(Kiel)   Im Rahmen der Abwicklung komplexer Bauvorhaben stellt die Einschaltung von Subunternehmen, zur Erfüllung eigener, vertraglich übernommener werkvertraglicher Erfüllungspflichten, den Regelfall dar.

Weitestgehend unbekannt, so die Frankfurter Rechtsanwältin und Fachanwältin für Bau- und Architektenrecht  Helene – Monika Filiz, Präsidentin des VBMI – VERBAND DEUTSCHER ANWÄLTE für Bau-, Miet- und Immobilienrecht e. V. mit Sitz in Kiel, ist das rechtliche Risiko des Auftraggebers im Rahmen der Subunternehmerkette.

Grundsätzlich muss allerdings der Generalunternehmer auf die Einhaltung tariflicher Mindestlohnbestimmungen sowie die fristgerechte und vollständige Abführung von Sozialabgaben achten. Sofern durch ein Verschulden eines Subunternehmers diese zwingenden Vorgaben nicht eingehalten werden, riskiert der Generalunternehmer bzw. der jeweilige Auftraggeber in der Subunternehmerkette entsprechende nachrangige Haftung. Dies führt zu wirtschaftlichen Nachteilen, die – angesichts des fehlenden Problembewusstseins in diesem Bereich – weitestgehend nicht einkalkuliert sind. Schlimmstenfalls wird nicht nur das Liquiditätsinteresse tangiert, sondern führt sogar zu einer Insolvenz des Baubetriebs.

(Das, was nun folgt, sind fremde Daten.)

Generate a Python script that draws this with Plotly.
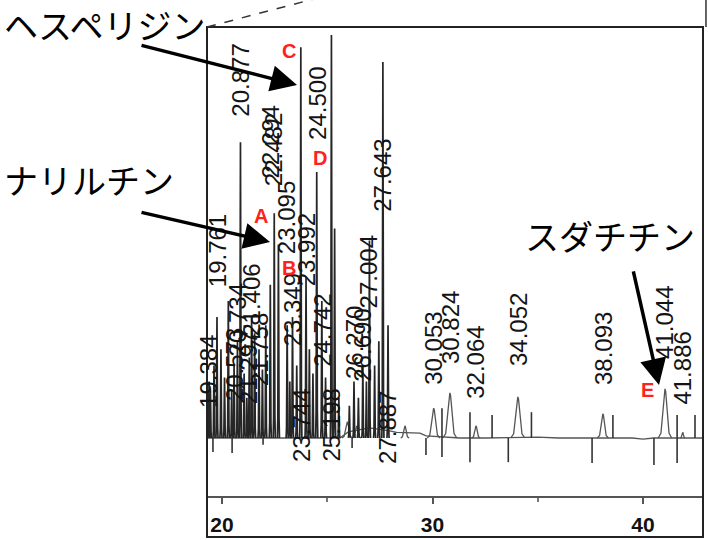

Das Risiko, dass der Subunternehmer, angesichts eines Liquiditätsengpasses, den Arbeitnehmern den Lohn nicht, nicht in vollständiger Höhe oder nicht rechtzeitig bezahlt und die entsprechenden Sozialversicherungsbeiträge nicht abführt, genügt dem Grunde nach für die nachrangige Haftung des Generalunternehmers. Auch das Risiko, dass die Zollfahndung Schwarzarbeiter bei dem Subunternehmer auffindet, der Subunternehmer aber die entsprechenden Zahlungen nicht tätigen kann, trägt der Generalunternehmer.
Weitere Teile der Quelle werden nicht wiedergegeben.